### [STATED GOAL]
Going from the top of the data below, give again each line through the one containing "ax.axis('off')", both ends kept.

### [DATA EXCERPT]
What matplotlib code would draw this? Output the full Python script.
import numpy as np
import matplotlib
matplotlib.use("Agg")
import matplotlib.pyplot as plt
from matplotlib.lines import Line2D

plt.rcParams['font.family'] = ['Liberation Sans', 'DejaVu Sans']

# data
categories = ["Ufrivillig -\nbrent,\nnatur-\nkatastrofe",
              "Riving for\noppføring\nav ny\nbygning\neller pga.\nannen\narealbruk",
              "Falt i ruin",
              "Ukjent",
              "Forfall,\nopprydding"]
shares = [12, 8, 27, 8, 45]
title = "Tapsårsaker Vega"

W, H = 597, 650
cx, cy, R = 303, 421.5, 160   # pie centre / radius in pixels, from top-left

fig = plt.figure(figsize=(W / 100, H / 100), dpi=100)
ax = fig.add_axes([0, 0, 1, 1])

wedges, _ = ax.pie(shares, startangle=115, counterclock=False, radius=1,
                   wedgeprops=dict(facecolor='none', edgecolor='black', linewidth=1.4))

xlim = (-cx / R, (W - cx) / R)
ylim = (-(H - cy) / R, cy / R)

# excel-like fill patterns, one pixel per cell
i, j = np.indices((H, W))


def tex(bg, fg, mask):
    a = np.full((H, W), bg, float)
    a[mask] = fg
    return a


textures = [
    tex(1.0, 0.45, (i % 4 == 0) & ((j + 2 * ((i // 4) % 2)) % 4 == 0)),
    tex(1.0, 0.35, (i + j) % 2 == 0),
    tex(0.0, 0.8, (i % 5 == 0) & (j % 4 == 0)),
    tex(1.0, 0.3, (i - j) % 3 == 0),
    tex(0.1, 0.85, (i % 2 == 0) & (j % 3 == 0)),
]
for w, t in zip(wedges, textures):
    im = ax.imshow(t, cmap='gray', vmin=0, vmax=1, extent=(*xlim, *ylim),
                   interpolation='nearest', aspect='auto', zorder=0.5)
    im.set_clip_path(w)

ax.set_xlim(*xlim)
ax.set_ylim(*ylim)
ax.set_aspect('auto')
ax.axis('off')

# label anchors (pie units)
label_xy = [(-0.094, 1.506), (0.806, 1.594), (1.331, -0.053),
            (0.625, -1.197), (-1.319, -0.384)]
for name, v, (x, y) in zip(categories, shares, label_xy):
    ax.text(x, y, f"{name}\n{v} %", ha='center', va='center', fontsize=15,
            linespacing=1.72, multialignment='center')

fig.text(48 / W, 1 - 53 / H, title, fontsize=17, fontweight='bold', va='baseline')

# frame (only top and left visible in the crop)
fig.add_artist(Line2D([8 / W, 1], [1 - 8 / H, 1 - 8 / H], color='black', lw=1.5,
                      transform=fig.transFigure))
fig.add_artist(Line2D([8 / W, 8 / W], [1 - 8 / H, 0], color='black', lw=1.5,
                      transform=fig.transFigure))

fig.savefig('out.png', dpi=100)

### [OUTPUT OF THE TASK]
What matplotlib code would draw this? Output the full Python script.
import numpy as np
import matplotlib
matplotlib.use("Agg")
import matplotlib.pyplot as plt
from matplotlib.lines import Line2D

plt.rcParams['font.family'] = ['Liberation Sans', 'DejaVu Sans']

# data
categories = ["Ufrivillig -\nbrent,\nnatur-\nkatastrofe",
              "Riving for\noppføring\nav ny\nbygning\neller pga.\nannen\narealbruk",
              "Falt i ruin",
              "Ukjent",
              "Forfall,\nopprydding"]
shares = [12, 8, 27, 8, 45]
title = "Tapsårsaker Vega"

W, H = 597, 650
cx, cy, R = 303, 421.5, 160   # pie centre / radius in pixels, from top-left

fig = plt.figure(figsize=(W / 100, H / 100), dpi=100)
ax = fig.add_axes([0, 0, 1, 1])

wedges, _ = ax.pie(shares, startangle=115, counterclock=False, radius=1,
                   wedgeprops=dict(facecolor='none', edgecolor='black', linewidth=1.4))

xlim = (-cx / R, (W - cx) / R)
ylim = (-(H - cy) / R, cy / R)

# excel-like fill patterns, one pixel per cell
i, j = np.indices((H, W))


def tex(bg, fg, mask):
    a = np.full((H, W), bg, float)
    a[mask] = fg
    return a


textures = [
    tex(1.0, 0.45, (i % 4 == 0) & ((j + 2 * ((i // 4) % 2)) % 4 == 0)),
    tex(1.0, 0.35, (i + j) % 2 == 0),
    tex(0.0, 0.8, (i % 5 == 0) & (j % 4 == 0)),
    tex(1.0, 0.3, (i - j) % 3 == 0),
    tex(0.1, 0.85, (i % 2 == 0) & (j % 3 == 0)),
]
for w, t in zip(wedges, textures):
    im = ax.imshow(t, cmap='gray', vmin=0, vmax=1, extent=(*xlim, *ylim),
                   interpolation='nearest', aspect='auto', zorder=0.5)
    im.set_clip_path(w)

ax.set_xlim(*xlim)
ax.set_ylim(*ylim)
ax.set_aspect('auto')
ax.axis('off')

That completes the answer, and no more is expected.